## EXERCISE OBJECTIVE
Your task is to quote, unchanged, only the lines from the one with "Output the Python" through the one with "import seaborn as sns", both ends included.

════════

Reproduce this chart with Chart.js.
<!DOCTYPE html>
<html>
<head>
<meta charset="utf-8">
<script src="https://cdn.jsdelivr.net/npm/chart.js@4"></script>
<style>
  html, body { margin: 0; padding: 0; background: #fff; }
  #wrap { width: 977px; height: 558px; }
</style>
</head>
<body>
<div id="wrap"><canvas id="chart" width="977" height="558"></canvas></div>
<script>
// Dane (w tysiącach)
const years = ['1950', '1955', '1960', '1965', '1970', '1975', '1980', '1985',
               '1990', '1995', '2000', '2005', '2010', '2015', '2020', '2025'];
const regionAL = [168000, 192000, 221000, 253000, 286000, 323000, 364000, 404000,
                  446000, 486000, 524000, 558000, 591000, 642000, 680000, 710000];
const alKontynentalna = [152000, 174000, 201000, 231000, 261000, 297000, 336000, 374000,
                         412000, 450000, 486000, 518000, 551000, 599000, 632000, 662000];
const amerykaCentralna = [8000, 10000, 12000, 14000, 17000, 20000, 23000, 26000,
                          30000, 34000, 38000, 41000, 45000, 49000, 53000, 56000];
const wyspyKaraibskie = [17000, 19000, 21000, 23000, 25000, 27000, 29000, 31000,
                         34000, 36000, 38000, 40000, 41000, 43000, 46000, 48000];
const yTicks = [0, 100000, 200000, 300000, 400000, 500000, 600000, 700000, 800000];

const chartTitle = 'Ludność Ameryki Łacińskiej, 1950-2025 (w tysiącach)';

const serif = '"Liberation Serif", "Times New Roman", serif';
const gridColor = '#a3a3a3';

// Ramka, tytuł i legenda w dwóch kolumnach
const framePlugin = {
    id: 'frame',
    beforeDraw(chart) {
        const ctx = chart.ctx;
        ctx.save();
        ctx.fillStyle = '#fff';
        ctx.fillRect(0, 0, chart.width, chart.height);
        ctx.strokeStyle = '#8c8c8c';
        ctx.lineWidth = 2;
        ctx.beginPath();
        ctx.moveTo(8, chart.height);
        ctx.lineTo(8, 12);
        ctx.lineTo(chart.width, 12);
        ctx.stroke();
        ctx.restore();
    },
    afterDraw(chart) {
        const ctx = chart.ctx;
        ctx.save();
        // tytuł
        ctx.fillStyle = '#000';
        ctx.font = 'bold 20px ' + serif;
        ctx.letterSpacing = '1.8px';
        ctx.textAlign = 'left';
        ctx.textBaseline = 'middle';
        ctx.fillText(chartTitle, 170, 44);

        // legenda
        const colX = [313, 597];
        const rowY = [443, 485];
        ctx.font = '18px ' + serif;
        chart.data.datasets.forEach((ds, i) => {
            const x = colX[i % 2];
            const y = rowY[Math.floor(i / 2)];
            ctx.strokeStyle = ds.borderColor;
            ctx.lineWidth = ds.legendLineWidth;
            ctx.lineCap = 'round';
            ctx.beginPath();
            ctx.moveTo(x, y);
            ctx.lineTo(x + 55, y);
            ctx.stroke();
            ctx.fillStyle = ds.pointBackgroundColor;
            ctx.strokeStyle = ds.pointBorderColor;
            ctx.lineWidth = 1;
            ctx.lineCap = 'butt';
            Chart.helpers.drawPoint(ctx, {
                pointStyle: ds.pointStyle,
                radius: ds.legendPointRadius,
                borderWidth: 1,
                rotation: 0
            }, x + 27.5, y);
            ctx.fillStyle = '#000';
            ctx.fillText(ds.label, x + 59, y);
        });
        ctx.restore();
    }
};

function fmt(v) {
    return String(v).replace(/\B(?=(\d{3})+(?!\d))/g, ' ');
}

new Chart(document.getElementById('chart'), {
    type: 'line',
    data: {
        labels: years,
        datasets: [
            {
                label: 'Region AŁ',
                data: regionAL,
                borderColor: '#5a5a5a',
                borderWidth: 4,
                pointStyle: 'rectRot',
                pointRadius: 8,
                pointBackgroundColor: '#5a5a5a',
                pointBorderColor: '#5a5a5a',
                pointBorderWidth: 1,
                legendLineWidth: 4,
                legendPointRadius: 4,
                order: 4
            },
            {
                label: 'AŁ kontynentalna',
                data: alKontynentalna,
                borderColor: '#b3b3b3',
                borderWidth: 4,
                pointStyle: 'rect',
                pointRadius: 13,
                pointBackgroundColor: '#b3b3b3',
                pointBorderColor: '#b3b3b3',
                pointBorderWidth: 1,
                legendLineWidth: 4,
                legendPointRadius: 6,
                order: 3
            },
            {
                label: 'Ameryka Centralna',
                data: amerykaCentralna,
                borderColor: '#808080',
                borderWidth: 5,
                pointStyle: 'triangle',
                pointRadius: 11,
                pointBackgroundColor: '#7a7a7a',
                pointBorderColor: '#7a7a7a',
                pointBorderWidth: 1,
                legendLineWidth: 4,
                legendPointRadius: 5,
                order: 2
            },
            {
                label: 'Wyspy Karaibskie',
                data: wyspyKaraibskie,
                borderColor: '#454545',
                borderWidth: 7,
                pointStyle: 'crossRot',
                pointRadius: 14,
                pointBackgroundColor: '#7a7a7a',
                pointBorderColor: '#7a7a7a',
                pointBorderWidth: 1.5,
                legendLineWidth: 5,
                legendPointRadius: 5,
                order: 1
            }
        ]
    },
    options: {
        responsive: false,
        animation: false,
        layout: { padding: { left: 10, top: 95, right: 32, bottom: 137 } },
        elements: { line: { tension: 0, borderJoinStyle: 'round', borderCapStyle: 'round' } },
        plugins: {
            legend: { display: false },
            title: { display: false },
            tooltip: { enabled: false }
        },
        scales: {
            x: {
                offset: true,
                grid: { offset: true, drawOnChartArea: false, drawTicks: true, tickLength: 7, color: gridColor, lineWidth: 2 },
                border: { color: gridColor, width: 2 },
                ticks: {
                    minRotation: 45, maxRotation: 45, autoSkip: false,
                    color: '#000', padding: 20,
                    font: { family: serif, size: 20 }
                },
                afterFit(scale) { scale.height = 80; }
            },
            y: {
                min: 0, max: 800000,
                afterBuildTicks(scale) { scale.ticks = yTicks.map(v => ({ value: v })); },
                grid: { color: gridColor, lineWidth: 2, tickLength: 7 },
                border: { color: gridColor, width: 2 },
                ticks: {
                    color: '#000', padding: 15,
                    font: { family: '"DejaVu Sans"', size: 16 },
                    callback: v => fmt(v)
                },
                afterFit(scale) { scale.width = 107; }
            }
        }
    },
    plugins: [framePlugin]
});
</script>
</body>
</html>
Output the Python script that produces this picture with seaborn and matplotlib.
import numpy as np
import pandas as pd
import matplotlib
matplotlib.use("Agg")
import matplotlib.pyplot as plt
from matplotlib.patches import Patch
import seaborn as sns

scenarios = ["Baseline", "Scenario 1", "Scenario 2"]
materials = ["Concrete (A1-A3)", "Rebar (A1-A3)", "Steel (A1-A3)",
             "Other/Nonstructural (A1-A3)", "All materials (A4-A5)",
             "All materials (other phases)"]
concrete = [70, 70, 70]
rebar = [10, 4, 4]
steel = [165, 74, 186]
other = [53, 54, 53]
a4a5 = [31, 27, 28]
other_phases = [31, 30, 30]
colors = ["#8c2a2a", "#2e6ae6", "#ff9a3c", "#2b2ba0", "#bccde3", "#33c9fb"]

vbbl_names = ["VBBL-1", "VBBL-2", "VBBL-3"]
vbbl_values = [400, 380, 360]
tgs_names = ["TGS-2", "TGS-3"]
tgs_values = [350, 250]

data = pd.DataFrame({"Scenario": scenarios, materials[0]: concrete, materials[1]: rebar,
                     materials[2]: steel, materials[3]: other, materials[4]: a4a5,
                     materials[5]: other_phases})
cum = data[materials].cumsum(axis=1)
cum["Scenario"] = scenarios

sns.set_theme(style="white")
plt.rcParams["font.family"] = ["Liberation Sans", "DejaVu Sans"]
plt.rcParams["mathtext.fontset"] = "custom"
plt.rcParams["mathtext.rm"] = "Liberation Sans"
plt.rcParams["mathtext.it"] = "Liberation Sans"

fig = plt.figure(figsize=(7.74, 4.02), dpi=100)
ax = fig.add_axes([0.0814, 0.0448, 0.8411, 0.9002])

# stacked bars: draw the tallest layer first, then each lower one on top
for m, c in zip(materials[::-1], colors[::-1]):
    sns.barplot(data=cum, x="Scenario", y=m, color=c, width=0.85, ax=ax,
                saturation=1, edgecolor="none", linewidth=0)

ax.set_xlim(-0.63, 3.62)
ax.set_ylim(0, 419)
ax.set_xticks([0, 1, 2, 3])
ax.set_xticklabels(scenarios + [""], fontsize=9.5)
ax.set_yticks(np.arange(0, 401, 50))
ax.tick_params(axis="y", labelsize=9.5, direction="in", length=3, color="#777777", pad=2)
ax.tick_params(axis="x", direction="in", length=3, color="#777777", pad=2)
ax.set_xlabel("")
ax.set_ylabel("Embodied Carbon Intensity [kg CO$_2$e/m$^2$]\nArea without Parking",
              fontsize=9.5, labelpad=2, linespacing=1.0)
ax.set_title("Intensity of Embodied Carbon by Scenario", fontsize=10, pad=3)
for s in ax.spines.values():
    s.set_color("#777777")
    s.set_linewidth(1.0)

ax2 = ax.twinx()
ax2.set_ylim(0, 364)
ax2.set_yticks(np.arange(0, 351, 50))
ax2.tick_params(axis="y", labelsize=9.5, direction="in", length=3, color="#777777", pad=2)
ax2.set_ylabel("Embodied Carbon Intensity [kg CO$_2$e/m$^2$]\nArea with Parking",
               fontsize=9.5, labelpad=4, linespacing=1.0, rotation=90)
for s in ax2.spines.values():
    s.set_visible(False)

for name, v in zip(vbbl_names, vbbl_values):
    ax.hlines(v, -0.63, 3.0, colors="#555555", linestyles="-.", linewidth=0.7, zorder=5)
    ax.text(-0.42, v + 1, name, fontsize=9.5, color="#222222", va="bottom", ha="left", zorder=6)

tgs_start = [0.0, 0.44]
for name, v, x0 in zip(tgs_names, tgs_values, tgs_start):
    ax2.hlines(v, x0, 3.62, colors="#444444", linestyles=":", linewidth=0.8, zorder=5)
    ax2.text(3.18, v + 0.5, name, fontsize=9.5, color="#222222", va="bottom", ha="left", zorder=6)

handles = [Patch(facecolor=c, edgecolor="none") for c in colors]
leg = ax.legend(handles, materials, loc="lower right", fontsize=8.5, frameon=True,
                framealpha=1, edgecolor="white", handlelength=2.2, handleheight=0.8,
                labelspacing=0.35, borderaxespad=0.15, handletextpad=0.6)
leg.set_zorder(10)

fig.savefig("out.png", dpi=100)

════════

## RESULT OF THIS EXERCISE
Output the Python script that produces this picture with seaborn and matplotlib.
import numpy as np
import pandas as pd
import matplotlib
matplotlib.use("Agg")
import matplotlib.pyplot as plt
from matplotlib.patches import Patch
import seaborn as sns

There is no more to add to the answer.